--- start of PROVIDED MATERIAL ---

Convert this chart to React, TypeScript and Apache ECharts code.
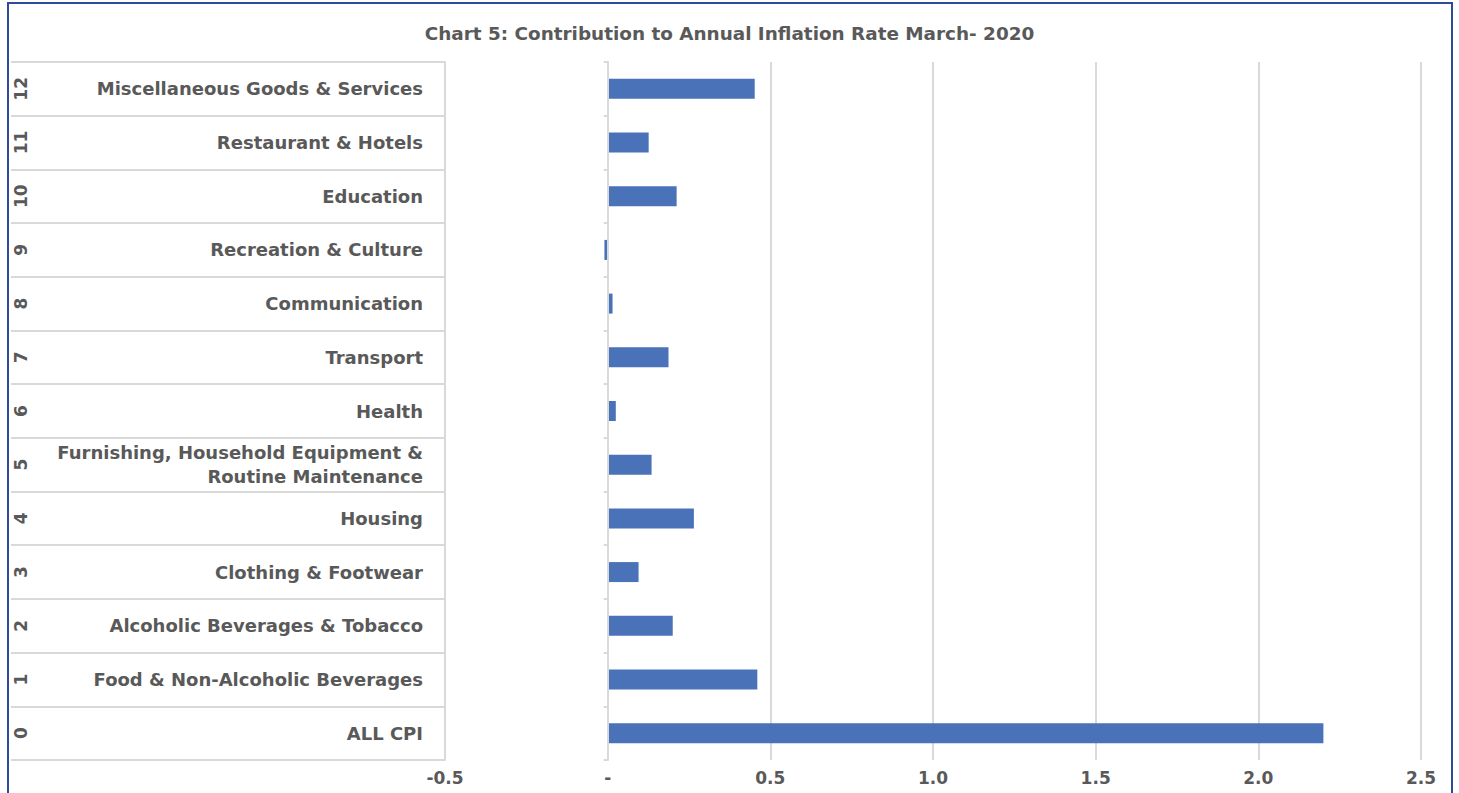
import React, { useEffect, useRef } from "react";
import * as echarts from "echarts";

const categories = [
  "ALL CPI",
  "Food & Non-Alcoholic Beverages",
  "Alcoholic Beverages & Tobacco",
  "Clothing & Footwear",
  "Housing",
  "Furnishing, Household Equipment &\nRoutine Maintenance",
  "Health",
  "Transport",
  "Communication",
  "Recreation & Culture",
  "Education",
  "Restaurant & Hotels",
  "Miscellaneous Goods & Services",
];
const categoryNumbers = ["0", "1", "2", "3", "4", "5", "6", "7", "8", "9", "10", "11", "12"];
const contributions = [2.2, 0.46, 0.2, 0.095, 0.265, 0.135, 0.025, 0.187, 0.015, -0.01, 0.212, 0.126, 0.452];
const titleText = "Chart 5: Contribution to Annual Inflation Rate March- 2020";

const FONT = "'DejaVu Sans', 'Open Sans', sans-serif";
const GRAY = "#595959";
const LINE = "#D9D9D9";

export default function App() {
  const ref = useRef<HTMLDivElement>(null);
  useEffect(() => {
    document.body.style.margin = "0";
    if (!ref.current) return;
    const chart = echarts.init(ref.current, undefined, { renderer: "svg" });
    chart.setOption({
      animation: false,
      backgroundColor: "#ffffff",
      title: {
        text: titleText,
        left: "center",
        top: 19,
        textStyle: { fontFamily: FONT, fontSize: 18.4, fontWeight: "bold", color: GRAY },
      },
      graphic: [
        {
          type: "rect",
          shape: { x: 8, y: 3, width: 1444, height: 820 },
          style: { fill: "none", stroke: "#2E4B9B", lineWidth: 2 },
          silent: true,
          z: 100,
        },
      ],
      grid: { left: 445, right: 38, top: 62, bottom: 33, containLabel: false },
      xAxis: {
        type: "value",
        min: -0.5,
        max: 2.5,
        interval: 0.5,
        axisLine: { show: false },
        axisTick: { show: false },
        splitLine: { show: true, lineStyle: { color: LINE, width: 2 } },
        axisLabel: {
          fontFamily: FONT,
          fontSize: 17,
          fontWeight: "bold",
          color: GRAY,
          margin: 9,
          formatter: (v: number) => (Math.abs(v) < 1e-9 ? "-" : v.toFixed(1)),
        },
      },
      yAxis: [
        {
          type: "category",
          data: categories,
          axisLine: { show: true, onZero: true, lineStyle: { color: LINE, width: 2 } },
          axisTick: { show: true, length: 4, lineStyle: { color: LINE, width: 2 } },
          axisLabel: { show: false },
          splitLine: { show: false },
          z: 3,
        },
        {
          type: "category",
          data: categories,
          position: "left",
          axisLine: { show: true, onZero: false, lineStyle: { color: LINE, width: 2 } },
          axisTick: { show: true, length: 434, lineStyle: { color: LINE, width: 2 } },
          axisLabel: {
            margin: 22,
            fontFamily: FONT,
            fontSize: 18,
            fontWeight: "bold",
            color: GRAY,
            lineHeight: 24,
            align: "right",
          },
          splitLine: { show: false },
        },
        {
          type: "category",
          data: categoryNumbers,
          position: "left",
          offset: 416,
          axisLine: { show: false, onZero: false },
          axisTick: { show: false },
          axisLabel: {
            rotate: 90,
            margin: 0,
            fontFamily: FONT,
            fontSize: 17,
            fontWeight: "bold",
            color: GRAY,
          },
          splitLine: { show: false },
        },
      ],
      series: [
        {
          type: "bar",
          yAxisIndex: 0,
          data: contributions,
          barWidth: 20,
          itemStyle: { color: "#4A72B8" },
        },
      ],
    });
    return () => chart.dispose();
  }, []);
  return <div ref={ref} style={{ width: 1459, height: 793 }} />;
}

--- end of PROVIDED MATERIAL ---

WHAT YOU WILL DO ::
Leave out all pictures, then copy the remaining material exactly.

SOLUTION TO THIS TASK ::
Convert this chart to React, TypeScript and Apache ECharts code.
import React, { useEffect, useRef } from "react";
import * as echarts from "echarts";

const categories = [
  "ALL CPI",
  "Food & Non-Alcoholic Beverages",
  "Alcoholic Beverages & Tobacco",
  "Clothing & Footwear",
  "Housing",
  "Furnishing, Household Equipment &\nRoutine Maintenance",
  "Health",
  "Transport",
  "Communication",
  "Recreation & Culture",
  "Education",
  "Restaurant & Hotels",
  "Miscellaneous Goods & Services",
];
const categoryNumbers = ["0", "1", "2", "3", "4", "5", "6", "7", "8", "9", "10", "11", "12"];
const contributions = [2.2, 0.46, 0.2, 0.095, 0.265, 0.135, 0.025, 0.187, 0.015, -0.01, 0.212, 0.126, 0.452];
const titleText = "Chart 5: Contribution to Annual Inflation Rate March- 2020";

const FONT = "'DejaVu Sans', 'Open Sans', sans-serif";
const GRAY = "#595959";
const LINE = "#D9D9D9";

export default function App() {
  const ref = useRef<HTMLDivElement>(null);
  useEffect(() => {
    document.body.style.margin = "0";
    if (!ref.current) return;
    const chart = echarts.init(ref.current, undefined, { renderer: "svg" });
    chart.setOption({
      animation: false,
      backgroundColor: "#ffffff",
      title: {
        text: titleText,
        left: "center",
        top: 19,
        textStyle: { fontFamily: FONT, fontSize: 18.4, fontWeight: "bold", color: GRAY },
      },
      graphic: [
        {
          type: "rect",
          shape: { x: 8, y: 3, width: 1444, height: 820 },
          style: { fill: "none", stroke: "#2E4B9B", lineWidth: 2 },
          silent: true,
          z: 100,
        },
      ],
      grid: { left: 445, right: 38, top: 62, bottom: 33, containLabel: false },
      xAxis: {
        type: "value",
        min: -0.5,
        max: 2.5,
        interval: 0.5,
        axisLine: { show: false },
        axisTick: { show: false },
        splitLine: { show: true, lineStyle: { color: LINE, width: 2 } },
        axisLabel: {
          fontFamily: FONT,
          fontSize: 17,
          fontWeight: "bold",
          color: GRAY,
          margin: 9,
          formatter: (v: number) => (Math.abs(v) < 1e-9 ? "-" : v.toFixed(1)),
        },
      },
      yAxis: [
        {
          type: "category",
          data: categories,
          axisLine: { show: true, onZero: true, lineStyle: { color: LINE, width: 2 } },
          axisTick: { show: true, length: 4, lineStyle: { color: LINE, width: 2 } },
          axisLabel: { show: false },
          splitLine: { show: false },
          z: 3,
        },
        {
          type: "category",
          data: categories,
          position: "left",
          axisLine: { show: true, onZero: false, lineStyle: { color: LINE, width: 2 } },
          axisTick: { show: true, length: 434, lineStyle: { color: LINE, width: 2 } },
          axisLabel: {
            margin: 22,
            fontFamily: FONT,
            fontSize: 18,
            fontWeight: "bold",
            color: GRAY,
            lineHeight: 24,
            align: "right",
          },
          splitLine: { show: false },
        },
        {
          type: "category",
          data: categoryNumbers,
          position: "left",
          offset: 416,
          axisLine: { show: false, onZero: false },
          axisTick: { show: false },
          axisLabel: {
            rotate: 90,
            margin: 0,
            fontFamily: FONT,
            fontSize: 17,
            fontWeight: "bold",
            color: GRAY,
          },
          splitLine: { show: false },
        },
      ],
      series: [
        {
          type: "bar",
          yAxisIndex: 0,
          data: contributions,
          barWidth: 20,
          itemStyle: { color: "#4A72B8" },
        },
      ],
    });
    return () => chart.dispose();
  }, []);
  return <div ref={ref} style={{ width: 1459, height: 793 }} />;
}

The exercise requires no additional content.